I am not sure I follow you on that one? The drawing shows the rocker at three lifts- yellow(closed), red(mid-lift), green(open). The dotted lines are drawn from the shaft center line to the rollers contact point. It might be hard to see but the dimensions are showing the lengths of the dotted lines.

[brket racer]

I think they got it backwards from what I would like to see. I never use them on anything.

JOE SHERMAN RACING ENGINES

So what do you prefer Joe?

[bigjoe1]

Anything more than hipo street, I use the Jesel shafts. I always use more ratio on the intake side. so this gives you a big choice of ratios.For street, I use Comp stainless or aluminum.Last time I used Crane was when I won the Engine Masters contest, and they were one of last sponsors to pay me my money(about a year to wait)

JOE SHERMAN RACING ENGINES

[EDC]

My personal preference is for a rocker to have the least amount of radical movement possible for a given "ratio" target, and make decisions about camshaft aggressiveness at the cam.

That's all I've been worrying about. Mostly because the max lift rule classes I deal with. Minimal wasted motion and lift loss at the valve.

[MadBill]

But in this drawing, the valve lift per degree of arm rotation is proportional to the length of a line extended at right angles to the valve stem axis from the roller's contact point to the pivot, not proportional to the effective arm length from the pivot to the roller contact point... (In other words, the adjacent side of the right angle triangle formed, not the hypotenuse)
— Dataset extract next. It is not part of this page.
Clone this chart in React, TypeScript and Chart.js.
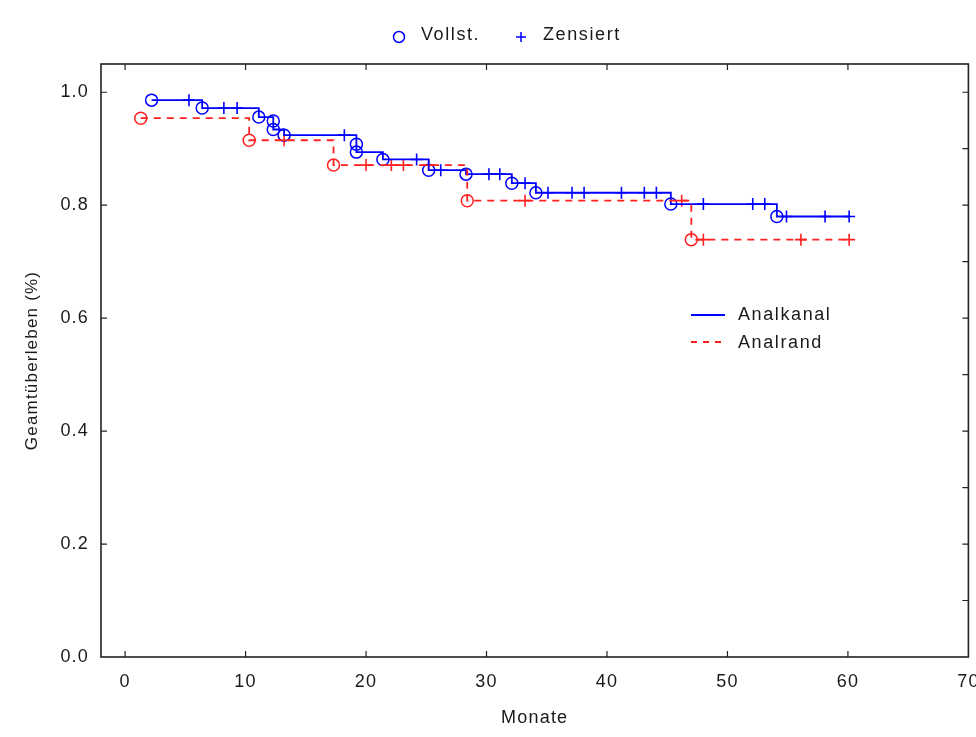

I am not sure I follow you on that one? The drawing shows the rocker at three lifts- yellow(closed), red(mid-lift), green(open). The dotted lines are drawn from the shaft center line to the rollers contact point. It might be hard to see but the dimensions are showing the lengths of the dotted lines.

Understand first we're talking just of the effective motion of the valve end of the rocker. The pushrod end geometry operates semi-independently, based on the angles formed between the pushrod and that end of the rocker.
I'll try to illustrate differently:
1. As the angle that the rocker pivot-to-roller contact point centerline forms with the axis of the valve stem increases beyond 90°, the valve lift per degree of rocker rotation decreases. To take a ridiculous extreme, imagine the valve stem is 4" in diameter. Now visualize the rocker arcing further and further, as if attempting to lift the valve say 2". Eventually the arm has rotated almost 90° and is practically parallel with the valve stem. At this point, the motion of further rotation will become almost entirely 'sweep' across the stem with virtually no further lift, so the effective rocker ratio at the valve end is down to ~zero. The same phenomenon occurs less dramatically at lower angles.

[1989TransAm]

So MadBill if I follow you correctly the effective maximum rocker arm ratio will be when the rocker arm is perpendicular or ninety degrees to the valve stem. That would seem to support the mid-lift theory.

The narrower the sweep on the valve stem the more lift on the valve. With a wider sweep on the valve stem, lift would be lost because there would be more horizontal motion thus taking away the perpendicular motion.

I might have carried your explanation to far.